Examples of monomers include monofunctional monomers such as 2-ethylhexyl acrylate, 2-ethylhexyl methacrylate, 2-hydroxyethyl acrylate, 2-hydroxyethyl methacrylate, N-vinyl-2-pyrrolidone, carbitol acrylate, tetrahydrofurfuryl acrylate, isobornyl acrylate, dicyclopentenyl acrylate, and 1,3-butanediol acrylate, bifunctional monomers such as 1,6-hexanediol diacrylate, 1,6-hexanediol dimethacrylate, neopentyl glycol diacrylate, neopentyl glycol dimethacrylate, ethylene glycol diacrylate, polyethylene glycol diacrylate, and pentaerythritol diacrylate, and polyfunctional monomers such as trimethylolpropane triacrylate, trimethylolpropane trimethacrylate, pentaerythritol triacrylate, and dipentaerythritol hexaacrylate.
These inorganic and organic materials are illustrated taking only light confinement into consideration. In the case where the light-emitting device section has a light-emitting layer, hole transport layer, electron transport layer, and electrode layer and at least one of these layers functions as the core or cladding layer, the materials for these layers can also be employed as the material for the layers of the optical waveguide.
(Hole Transport Layer)
When using an organic light-emitting layer in the light-emitting device section, a hole transport layer may be formed between the electrode layer (anode) and the light-emitting layer, as required. As the materials for the hole transport layer, materials conventionally used as hole injection materials for photoconductive materials or materials used for a hole injection layer of organic light-emitting devices can be selectively used. As the materials for the hole transport layer, any organic and inorganic substances having a function of either hole injection or electron barrier characteristics may be used. As specific examples of such substances, substances disclosed in Japanese Patent Application Laid-open No. 8-248276 can be given.
(Electron Transport Layer)
When using an organic light-emitting layer in the light-emitting device section, an electron transport layer may be formed between the electrode layer (cathode) and the light-emitting layer, as required.
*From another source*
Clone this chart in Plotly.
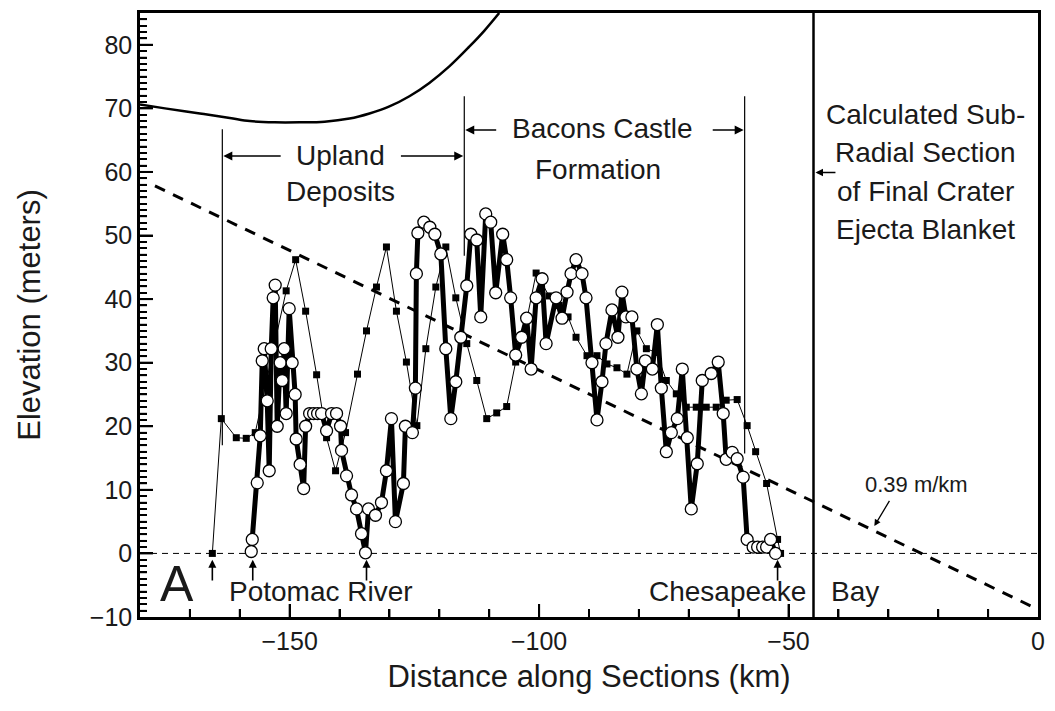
import plotly.graph_objects as go

# ---------------- data ----------------
# Series 1: thin line with filled squares
s1_x = [-165.5, -163.7, -160.7, -158.7, -156.9, -150.7, -148.8, -146.8, -144.6, -142.6,
        -140.8, -138.8, -136.4, -134.6, -132.6, -130.6, -128.6, -126.6, -124.5, -122.7,
        -120.7, -118.7, -116.7, -114.5, -112.5, -110.5, -108.5, -106.5, -104.7, -102.4,
        -100.6, -98.0, -96.0, -94.2, -92.6, -90.4, -88.4, -86.4, -84.4, -82.4,
        -80.4, -78.5, -76.5, -74.5, -72.5, -70.5, -68.5, -66.5, -64.5, -62.5,
        -60.3, -58.3, -56.6, -54.4, -52.2, -51.6]
s1_y = [0, 21.2, 18.2, 18.1, 19.0, 41.3, 46.2, 38.1, 28.1, 18.2,
        13.0, 19.0, 28.2, 35.0, 41.9, 48.2, 38.1, 30.1, 20.1, 32.2,
        41.9, 48.2, 40.2, 33.0, 27.2, 21.2, 22.1, 23.1, 30.1, 37.0,
        44.1, 40.5, 39.0, 37.2, 34.0, 31.1, 31.1, 29.8, 29.2, 28.2,
        35.0, 32.2, 31.6, 27.2, 25.1, 23.0, 23.0, 23.0, 23.0, 24.1,
        24.2, 20.1, 16.0, 11.0, 2.2, 0]

# Series 2: thick line with open circles
s2_x = [-157.7, -157.5, -156.5, -155.9, -155.5, -155.1, -154.5, -154.1, -153.7, -153.3,
        -152.9, -152.5, -151.9, -151.5, -151.1, -150.7, -150.1, -149.5, -148.9, -148.7,
        -147.9, -147.2, -146.8, -146.0, -145.2, -144.4, -143.6, -142.6, -141.6, -140.6,
        -139.8, -139.6, -138.6, -137.6, -136.6, -135.6, -134.8, -134.2, -132.8, -131.6,
        -130.6, -129.6, -128.8, -127.2, -126.8, -125.4, -124.8, -124.6, -124.3, -123.1,
        -121.9, -120.9, -119.7, -118.7, -117.7, -116.7, -115.7, -114.5, -113.7, -112.5,
        -111.7, -110.7, -109.7, -108.7, -107.3, -106.5, -105.7, -104.7, -103.5, -102.5,
        -101.6, -100.6, -99.4, -98.6, -96.6, -95.4, -94.4, -93.6, -92.6, -91.4,
        -90.6, -89.4, -88.4, -87.4, -86.6, -85.4, -84.2, -83.4, -82.6, -81.4,
        -80.4, -79.5, -78.7, -77.3, -76.3, -75.5, -74.5, -73.5, -72.3, -71.3,
        -70.3, -69.5, -68.3, -67.3, -65.5, -64.1, -63.1, -62.5, -61.3, -60.3,
        -59.1, -58.3, -57.1, -56.2, -55.2, -54.4, -53.6, -52.6]
s2_y = [0.3, 2.2, 11.1, 18.5, 30.3, 32.2, 24.0, 13.0, 32.2, 40.2,
        42.2, 20.0, 30.0, 27.2, 32.2, 22.0, 38.5, 30.0, 25.0, 18.0,
        14.0, 10.2, 20.0, 22.0, 22.0, 22.0, 22.0, 19.3, 22.0, 22.0,
        20.0, 16.2, 12.2, 9.2, 7.0, 3.1, 0.1, 7.0, 6.0, 8.0,
        13.0, 21.2, 5.0, 11.0, 20.0, 19.0, 26.0, 44.0, 50.4, 52.1,
        51.3, 50.2, 47.1, 32.2, 21.2, 27.0, 34.0, 42.1, 50.2, 49.3,
        37.2, 53.4, 52.1, 41.0, 50.2, 46.2, 40.2, 31.2, 34.0, 37.0,
        29.0, 40.2, 43.2, 33.0, 40.2, 37.0, 41.1, 44.0, 46.2, 44.0,
        40.2, 30.0, 21.0, 27.0, 33.0, 38.3, 34.0, 41.1, 37.2, 37.2,
        29.0, 25.1, 30.3, 29.0, 36.0, 26.0, 16.0, 19.0, 21.2, 29.0,
        18.2, 7.0, 14.1, 27.2, 28.3, 30.1, 22.0, 14.8, 15.9, 14.9,
        12.0, 2.2, 1.0, 1.0, 1.0, 1.0, 2.2, 0]

# Upper curve (calculated sub-radial section)
curve_x = [-180, -175, -168, -162, -158, -153, -148, -143, -138, -134, -130, -126, -122, -118, -114, -111, -108]
curve_y = [70.6, 70.0, 69.2, 68.5, 68.0, 67.8, 67.8, 67.9, 68.4, 69.2, 70.3, 71.9, 74.0, 76.6, 79.7, 82.2, 85.0]

# Regional gradient line (0.39 m/km)
grad_x = [-177, 0]
grad_y = [57.8, -8.8]

# Zero datum
zero_x = [-180, 0]
zero_y = [0, 0]

# Boundary markers
bound_x = [-163.5, -115.0, -58.8]
bound_top = [66.7, 71.9, 71.9]
bound_bot = [17.0, 46.8, 15.7]
crater_edge_x = -45.0

# Location arrows (x positions)
loc_x = [-165.5, -157.4, -134.6, -52.2]

x_range = [-180, 0]
y_range = [-10, 85]
x_tick_step, x_minor_step = 50, 10
y_tick_step, y_minor_step = 10, 1

FONT = "Liberation Sans, Arial, sans-serif"
TXT = "#1a1a1a"

fig = go.Figure()

fig.add_trace(go.Scatter(x=zero_x, y=zero_y, mode="lines",
                         line=dict(color="black", width=1, dash="6px,5px"), hoverinfo="skip"))
fig.add_trace(go.Scatter(x=grad_x, y=grad_y, mode="lines",
                         line=dict(color="black", width=3, dash="11px,9px"), hoverinfo="skip"))
fig.add_trace(go.Scatter(x=curve_x, y=curve_y, mode="lines", line_shape="spline",
                         line=dict(color="black", width=2.5), hoverinfo="skip"))
fig.add_trace(go.Scatter(x=s1_x, y=s1_y, mode="lines+markers",
                         line=dict(color="black", width=1),
                         marker=dict(symbol="square", size=7, color="black")))
fig.add_trace(go.Scatter(x=s2_x, y=s2_y, mode="lines+markers",
                         line=dict(color="black", width=5),
                         marker=dict(symbol="circle", size=12, color="white",
                                     line=dict(color="black", width=1.3))))

shapes = []
for bx, bt, bb in zip(bound_x, bound_top, bound_bot):
    shapes.append(dict(type="line", xref="x", yref="y", x0=bx, x1=bx, y0=bb, y1=bt,
                       line=dict(color="black", width=1.2)))
shapes.append(dict(type="line", xref="x", yref="paper", x0=crater_edge_x, x1=crater_edge_x,
                   y0=0, y1=1, line=dict(color="black", width=2.5)))

# inside tick marks on the axes' own scales (backup for the axis ticks)
PLOT_W = 1055 - 140 - 11
PLOT_H = 711 - 10 - 94
for v in range(x_range[0] + x_minor_step, x_range[1], x_minor_step):
    major = (v % x_tick_step == 0)
    ln = (13 if major else 8) / PLOT_H
    shapes.append(dict(type="line", xref="x", yref="paper", x0=v, x1=v, y0=0, y1=ln,
                       layer="above", line=dict(color="black", width=2)))
for v in range(y_range[0] + y_minor_step, y_range[1], y_minor_step):
    major = (v % y_tick_step == 0)
    ln = (13 if major else 7) / PLOT_W
    shapes.append(dict(type="line", xref="paper", yref="y", x0=0, x1=ln, y0=v, y1=v,
                       layer="above", line=dict(color="black", width=2 if major else 1.5)))

ann = []
def arrow(x_head, y_head, x_tail, y_tail, size=1.2, width=1.5):
    ann.append(dict(x=x_head, y=y_head, ax=x_tail, ay=y_tail, xref="x", yref="y",
                    axref="x", ayref="y", text="", showarrow=True, arrowhead=2,
                    arrowsize=size, arrowwidth=width, arrowcolor="black"))

def label(x, y, t, size=28, xanchor="center"):
    ann.append(dict(x=x, y=y, xref="x", yref="y", text=t, showarrow=False,
                    xanchor=xanchor, yanchor="middle",
                    font=dict(family=FONT, size=size, color=TXT)))

# Upland deposits
arrow(-163.3, 62.5, -151.5, 62.5)
arrow(-115.2, 62.5, -128.0, 62.5)
label(-139.8, 62.6, "Upland")
label(-139.8, 57.0, "Deposits")
# Bacons Castle
arrow(-114.8, 66.6, -108.3, 66.6)
arrow(-59.0, 66.6, -65.5, 66.6)
label(-87.2, 66.8, "Bacons Castle")
label(-88.2, 60.4, "Formation")
# crater text
for yy, t in zip([69.0, 63.0, 56.9, 50.9],
                 ["Calculated Sub-", "Radial Section", "of Final Crater", "Ejecta Blanket"]):
    label(-22.6, yy, t)
arrow(-44.6, 59.9, -40.3, 59.9, size=1.0)
# location arrows
for lx in loc_x:
    arrow(lx, -1.0, lx, -4.5, size=1.0, width=1.6)
label(-172.6, -4.8, "A", size=50)
label(-162.5, -6.0, "Potomac River", xanchor="left")
label(-46.2, -6.0, "Chesapeake", xanchor="right")
label(-41.9, -6.0, "Bay", xanchor="left")
# gradient label
label(-24.3, 10.9, "0.39 m/km", size=22)
arrow(-32.8, 4.3, -29.6, 8.5, size=1.0, width=1.3)

fig.update_layout(
    width=1055, height=711,
    margin=dict(l=140, r=11, t=10, b=94),
    paper_bgcolor="white", plot_bgcolor="white",
    showlegend=False,
    shapes=shapes, annotations=ann,
    font=dict(family=FONT, color=TXT),
)
fig.update_xaxes(range=x_range, dtick=x_tick_step,
                 ticks="inside", ticklen=13, tickwidth=2, tickcolor="black",
                 minor=dict(ticks="inside", dtick=x_minor_step, ticklen=8, tickwidth=2,
                            tickcolor="black"),
                 showgrid=False, zeroline=False,
                 showline=True, linecolor="black", linewidth=2.5, mirror=True,
                 tickfont=dict(size=25, family=FONT, color=TXT),
                 title=dict(text="Distance along Sections (km)", font=dict(size=31, family=FONT, color=TXT),
                            standoff=12))
fig.update_yaxes(range=y_range, dtick=y_tick_step,
                 ticks="inside", ticklen=13, tickwidth=2, tickcolor="black",
                 minor=dict(ticks="inside", dtick=y_minor_step, ticklen=7, tickwidth=1.5,
                            tickcolor="black"),
                 showgrid=False, zeroline=False,
                 showline=True, linecolor="black", linewidth=2.5, mirror=True,
                 tickfont=dict(size=25, family=FONT, color=TXT),
                 title=dict(text="Elevation (meters)", font=dict(size=31, family=FONT, color=TXT),
                            standoff=40))

fig.write_html("out.html")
Materials for the electron transport layer are only required to have a function of transporting electrons injected from the cathode to the organic light-emitting layer. Such materials can be selected from conventional substances. For example, substances disclosed in Japanese Patent Application Laid-open No. 8-248276 can be given as specific examples.
(Electrode Layer)
As the cathode, electron injectable metals, alloys, electrically conductive compounds with a small work function (for example, 4 eV or less), or mixtures thereof can be used. Materials disclosed in Japanese Patent Application Laid-open No. 8-248276 can be given as specific examples of such electrode substances.
Metals, alloys, electrically conductive compounds with a large work function (for example, 4 eV or more), or mixtures thereof can be used as the anode. In the case of using optically transparent materials as the anode, transparent conductive materials such as CuI, ITO, SnO2, and ZnO can be used. In the case where transparency is not necessary, metals such as gold can be used.
In the present invention, there are no specific limitations to the method of forming the grating and conventional methods can be employed. Typical examples of such methods will be given below.
(1) Lithographic Method
The grating is formed by irradiating a positive or negative resist with ultraviolet rays, X-rays, or the like and developing the resist thereby patterning the resist layer. As a patterning technology using a resist formed of polymethylmethacrylate or a novolak resin, technologies disclosed in Japanese Patent Applications Laid-open No. 6-224115 and No. 7-20637 can be given.
As a technology of patterning a polyimide using photolithography, technologies disclosed in Japanese Patent Applications Laid-open No. 7-181689 and No. 1-221741, and the like can be given. Furthermore, Japanese Patent Application Laid-open No. 10-59743 discloses a technology of forming a grating from polymethylmethacrylate or titanium oxide on a glass substrate utilizing laser ablation.
(2) Formation of Refractive Index Distribution by Irradiation
The grating is formed by irradiating the optical waveguide section of the optical waveguide with light having a wavelength which causes changes in the refractive index, thereby periodically forming areas having different refractive indices in the optical waveguide section. As such a method, it is preferable to form the grating by forming a layer of polymers or polymer precursors and polymerizing part of the polymer layer by irradiation or the like, thereby periodically forming areas having different refractive indices. Such a technology is disclosed in Japanese Patent Applications Laid-open No. 9-311238, No. 9-178901, No. 8-15506, No. 5-297202, No. 5-32523, No. 5-39480, No. 9-211728, No. 10-26702, No. 10-8300, and No. 2-51101, and the like.
(3) Stamping Method
The grating is formed by hot stamping using a thermoplastic resin (Japanese Patent Application Laid-open No. 6-201907), stamping using an UV curable resin (Japanese Patent Application Laid-open No. 10-279439), stamping using an electron-beam curable resin (Japanese Patent Application Laid-open No. 7-235075), or the like.
(4) Etching Method
The grating is formed by selectively removing a thin film using lithography and etching technology, thereby patterning the film.
Methods of forming the grating are described above. In summary, the grating only has two areas with different refractive indices. The grating may be formed using a method of forming these two areas from two materials having different refractive indices, a method of forming these two areas having different refractive indices from one material by partially modifying the material, and the like.
Each layer of the light-emitting device may be formed using a conventional method. For example, each layer of the light-emitting device is formed using a suitable film-forming method depending on the materials therefor. As specific examples of such a method, a vapor deposition method, spin coating method, LB method, ink jet method, and the like can be given.